MATERIAL PROVIDED.

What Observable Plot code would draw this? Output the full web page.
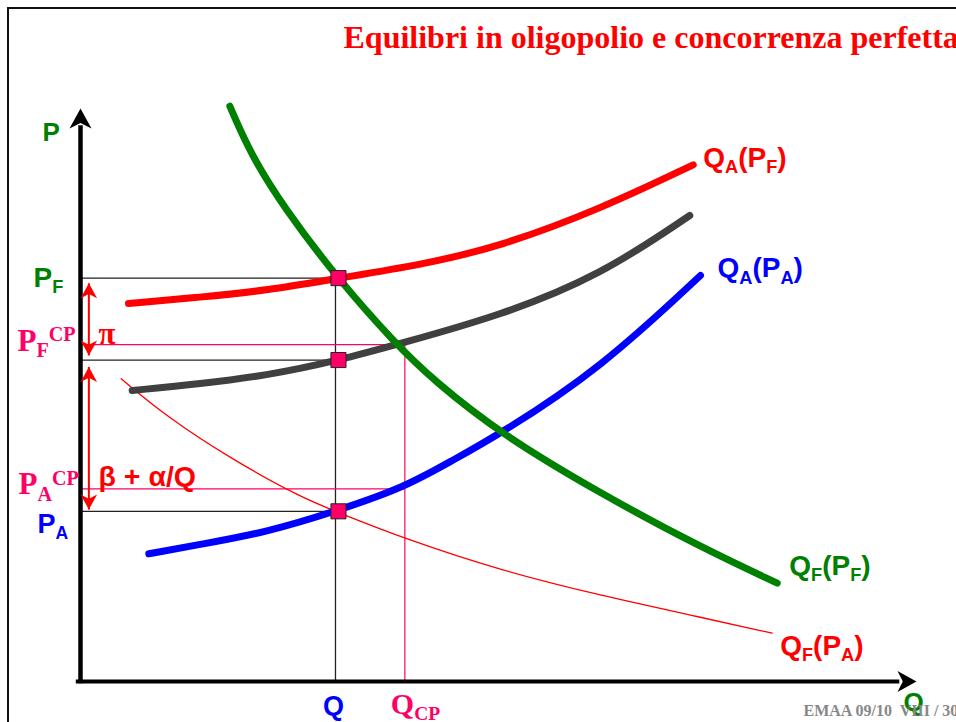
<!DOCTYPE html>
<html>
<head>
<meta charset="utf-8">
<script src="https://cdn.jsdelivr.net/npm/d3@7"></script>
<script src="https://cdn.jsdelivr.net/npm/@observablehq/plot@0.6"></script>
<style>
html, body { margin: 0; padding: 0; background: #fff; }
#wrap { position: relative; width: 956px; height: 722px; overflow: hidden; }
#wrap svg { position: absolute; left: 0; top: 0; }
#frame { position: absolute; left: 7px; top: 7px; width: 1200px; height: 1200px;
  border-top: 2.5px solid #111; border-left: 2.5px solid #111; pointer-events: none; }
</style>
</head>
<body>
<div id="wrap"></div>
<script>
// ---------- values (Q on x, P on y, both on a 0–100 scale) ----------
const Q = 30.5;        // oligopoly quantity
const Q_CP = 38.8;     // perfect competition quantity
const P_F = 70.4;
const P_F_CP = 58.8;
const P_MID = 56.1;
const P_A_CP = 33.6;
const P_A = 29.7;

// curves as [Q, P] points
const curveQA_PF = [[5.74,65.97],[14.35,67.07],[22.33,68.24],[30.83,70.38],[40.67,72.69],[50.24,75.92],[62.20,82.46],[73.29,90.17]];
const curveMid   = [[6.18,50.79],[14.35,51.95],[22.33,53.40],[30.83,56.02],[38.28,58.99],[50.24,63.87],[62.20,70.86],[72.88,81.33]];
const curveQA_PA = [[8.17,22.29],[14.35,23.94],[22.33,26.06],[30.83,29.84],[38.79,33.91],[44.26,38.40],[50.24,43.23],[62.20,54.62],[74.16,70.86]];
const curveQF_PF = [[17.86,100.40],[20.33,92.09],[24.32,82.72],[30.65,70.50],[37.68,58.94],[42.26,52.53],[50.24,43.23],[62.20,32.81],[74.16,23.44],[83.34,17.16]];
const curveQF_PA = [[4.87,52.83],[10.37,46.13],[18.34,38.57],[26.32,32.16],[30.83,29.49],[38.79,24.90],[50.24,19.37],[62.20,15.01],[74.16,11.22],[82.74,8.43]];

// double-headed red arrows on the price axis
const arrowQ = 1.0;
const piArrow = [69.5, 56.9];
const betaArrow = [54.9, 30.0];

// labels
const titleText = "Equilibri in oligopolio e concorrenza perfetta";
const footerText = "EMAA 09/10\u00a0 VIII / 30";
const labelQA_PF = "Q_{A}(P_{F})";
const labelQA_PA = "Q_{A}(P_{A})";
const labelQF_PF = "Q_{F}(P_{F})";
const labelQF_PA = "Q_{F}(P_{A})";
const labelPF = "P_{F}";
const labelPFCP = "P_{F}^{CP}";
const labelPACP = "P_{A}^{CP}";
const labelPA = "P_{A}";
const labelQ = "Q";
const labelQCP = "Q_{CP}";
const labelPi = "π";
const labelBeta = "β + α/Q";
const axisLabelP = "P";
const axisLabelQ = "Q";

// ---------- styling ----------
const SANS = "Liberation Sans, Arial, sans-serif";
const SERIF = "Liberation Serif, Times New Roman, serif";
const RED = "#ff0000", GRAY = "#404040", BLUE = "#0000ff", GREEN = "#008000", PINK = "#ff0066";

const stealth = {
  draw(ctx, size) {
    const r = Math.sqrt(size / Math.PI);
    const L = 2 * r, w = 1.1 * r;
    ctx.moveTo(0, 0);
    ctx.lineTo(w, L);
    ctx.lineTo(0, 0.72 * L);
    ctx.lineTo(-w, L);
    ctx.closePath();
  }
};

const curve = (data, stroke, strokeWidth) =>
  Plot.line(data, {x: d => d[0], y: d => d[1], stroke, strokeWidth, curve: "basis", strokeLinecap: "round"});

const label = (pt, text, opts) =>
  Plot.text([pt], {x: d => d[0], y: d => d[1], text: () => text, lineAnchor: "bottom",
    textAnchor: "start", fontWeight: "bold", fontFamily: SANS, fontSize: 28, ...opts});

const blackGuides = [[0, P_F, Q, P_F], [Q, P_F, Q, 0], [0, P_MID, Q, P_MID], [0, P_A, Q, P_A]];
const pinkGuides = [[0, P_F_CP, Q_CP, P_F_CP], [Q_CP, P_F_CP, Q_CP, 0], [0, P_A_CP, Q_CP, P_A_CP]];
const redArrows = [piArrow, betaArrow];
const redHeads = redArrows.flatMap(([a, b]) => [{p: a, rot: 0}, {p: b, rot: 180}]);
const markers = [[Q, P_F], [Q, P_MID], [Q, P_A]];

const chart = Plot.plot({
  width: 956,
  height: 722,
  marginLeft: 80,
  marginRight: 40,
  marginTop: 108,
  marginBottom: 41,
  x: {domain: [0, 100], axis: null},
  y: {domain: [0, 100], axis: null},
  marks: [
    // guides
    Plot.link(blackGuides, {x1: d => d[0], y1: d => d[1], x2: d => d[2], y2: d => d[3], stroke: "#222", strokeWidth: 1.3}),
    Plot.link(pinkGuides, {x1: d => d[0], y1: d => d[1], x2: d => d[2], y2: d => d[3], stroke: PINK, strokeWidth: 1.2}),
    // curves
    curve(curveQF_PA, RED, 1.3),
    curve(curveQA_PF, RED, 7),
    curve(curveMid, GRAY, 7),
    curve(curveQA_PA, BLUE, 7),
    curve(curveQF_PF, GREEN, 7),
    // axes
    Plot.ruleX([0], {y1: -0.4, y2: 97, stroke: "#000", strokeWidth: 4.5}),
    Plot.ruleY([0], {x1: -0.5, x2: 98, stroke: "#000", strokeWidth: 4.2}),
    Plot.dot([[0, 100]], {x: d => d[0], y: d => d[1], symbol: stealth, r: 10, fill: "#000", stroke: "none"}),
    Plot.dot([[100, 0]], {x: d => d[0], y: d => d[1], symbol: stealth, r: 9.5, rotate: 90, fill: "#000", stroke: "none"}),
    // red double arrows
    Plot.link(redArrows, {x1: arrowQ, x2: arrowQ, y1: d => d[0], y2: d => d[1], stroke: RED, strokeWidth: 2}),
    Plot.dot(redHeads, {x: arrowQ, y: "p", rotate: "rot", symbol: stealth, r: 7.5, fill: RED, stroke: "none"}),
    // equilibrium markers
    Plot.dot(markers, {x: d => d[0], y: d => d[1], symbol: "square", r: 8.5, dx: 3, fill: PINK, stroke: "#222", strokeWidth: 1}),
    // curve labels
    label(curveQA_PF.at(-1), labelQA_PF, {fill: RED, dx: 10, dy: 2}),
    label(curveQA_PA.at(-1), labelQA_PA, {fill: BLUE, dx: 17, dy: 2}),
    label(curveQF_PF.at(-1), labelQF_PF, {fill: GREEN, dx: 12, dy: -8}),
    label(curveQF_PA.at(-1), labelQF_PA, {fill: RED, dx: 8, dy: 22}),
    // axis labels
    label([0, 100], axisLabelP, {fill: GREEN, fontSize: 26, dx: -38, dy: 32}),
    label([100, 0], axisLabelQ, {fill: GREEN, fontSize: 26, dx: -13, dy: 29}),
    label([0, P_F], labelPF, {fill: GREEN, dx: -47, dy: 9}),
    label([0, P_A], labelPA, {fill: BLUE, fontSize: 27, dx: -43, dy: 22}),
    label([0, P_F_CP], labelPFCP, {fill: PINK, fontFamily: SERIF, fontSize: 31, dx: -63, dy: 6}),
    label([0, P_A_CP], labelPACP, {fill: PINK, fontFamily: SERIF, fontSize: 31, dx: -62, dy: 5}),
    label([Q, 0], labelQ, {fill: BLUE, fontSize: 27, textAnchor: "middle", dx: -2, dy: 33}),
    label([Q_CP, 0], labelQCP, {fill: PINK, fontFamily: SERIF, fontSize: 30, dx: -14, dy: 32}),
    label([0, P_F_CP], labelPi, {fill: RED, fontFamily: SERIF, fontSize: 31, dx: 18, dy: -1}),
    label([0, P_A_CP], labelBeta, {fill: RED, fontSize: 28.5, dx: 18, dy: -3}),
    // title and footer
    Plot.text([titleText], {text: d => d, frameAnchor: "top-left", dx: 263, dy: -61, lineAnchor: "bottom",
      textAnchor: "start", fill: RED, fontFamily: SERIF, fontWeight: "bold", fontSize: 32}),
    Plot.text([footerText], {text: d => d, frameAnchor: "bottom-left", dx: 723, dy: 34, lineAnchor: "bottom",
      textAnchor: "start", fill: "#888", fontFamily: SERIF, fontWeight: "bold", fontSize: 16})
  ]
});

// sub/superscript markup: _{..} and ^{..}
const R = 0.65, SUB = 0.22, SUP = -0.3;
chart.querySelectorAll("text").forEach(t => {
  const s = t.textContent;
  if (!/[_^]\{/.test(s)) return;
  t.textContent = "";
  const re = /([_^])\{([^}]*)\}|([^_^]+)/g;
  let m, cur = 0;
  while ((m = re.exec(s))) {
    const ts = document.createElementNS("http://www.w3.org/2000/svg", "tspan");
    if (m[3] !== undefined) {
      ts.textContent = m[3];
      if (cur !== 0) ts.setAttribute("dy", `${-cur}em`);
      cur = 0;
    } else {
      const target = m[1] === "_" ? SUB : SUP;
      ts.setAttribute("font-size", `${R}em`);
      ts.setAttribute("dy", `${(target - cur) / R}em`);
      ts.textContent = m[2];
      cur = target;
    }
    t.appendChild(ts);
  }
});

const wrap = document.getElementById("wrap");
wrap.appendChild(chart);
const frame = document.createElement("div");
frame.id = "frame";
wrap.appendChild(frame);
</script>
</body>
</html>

DIRECTION. Repeat only the lines from the beginning of the material through the line containing "const betaArrow = [54.9, 30.0];", both ends kept, leaving pictures out.

SOLVED PROBLEM.
What Observable Plot code would draw this? Output the full web page.
<!DOCTYPE html>
<html>
<head>
<meta charset="utf-8">
<script src="https://cdn.jsdelivr.net/npm/d3@7"></script>
<script src="https://cdn.jsdelivr.net/npm/@observablehq/plot@0.6"></script>
<style>
html, body { margin: 0; padding: 0; background: #fff; }
#wrap { position: relative; width: 956px; height: 722px; overflow: hidden; }
#wrap svg { position: absolute; left: 0; top: 0; }
#frame { position: absolute; left: 7px; top: 7px; width: 1200px; height: 1200px;
  border-top: 2.5px solid #111; border-left: 2.5px solid #111; pointer-events: none; }
</style>
</head>
<body>
<div id="wrap"></div>
<script>
// ---------- values (Q on x, P on y, both on a 0–100 scale) ----------
const Q = 30.5;        // oligopoly quantity
const Q_CP = 38.8;     // perfect competition quantity
const P_F = 70.4;
const P_F_CP = 58.8;
const P_MID = 56.1;
const P_A_CP = 33.6;
const P_A = 29.7;

// curves as [Q, P] points
const curveQA_PF = [[5.74,65.97],[14.35,67.07],[22.33,68.24],[30.83,70.38],[40.67,72.69],[50.24,75.92],[62.20,82.46],[73.29,90.17]];
const curveMid   = [[6.18,50.79],[14.35,51.95],[22.33,53.40],[30.83,56.02],[38.28,58.99],[50.24,63.87],[62.20,70.86],[72.88,81.33]];
const curveQA_PA = [[8.17,22.29],[14.35,23.94],[22.33,26.06],[30.83,29.84],[38.79,33.91],[44.26,38.40],[50.24,43.23],[62.20,54.62],[74.16,70.86]];
const curveQF_PF = [[17.86,100.40],[20.33,92.09],[24.32,82.72],[30.65,70.50],[37.68,58.94],[42.26,52.53],[50.24,43.23],[62.20,32.81],[74.16,23.44],[83.34,17.16]];
const curveQF_PA = [[4.87,52.83],[10.37,46.13],[18.34,38.57],[26.32,32.16],[30.83,29.49],[38.79,24.90],[50.24,19.37],[62.20,15.01],[74.16,11.22],[82.74,8.43]];

// double-headed red arrows on the price axis
const arrowQ = 1.0;
const piArrow = [69.5, 56.9];
const betaArrow = [54.9, 30.0];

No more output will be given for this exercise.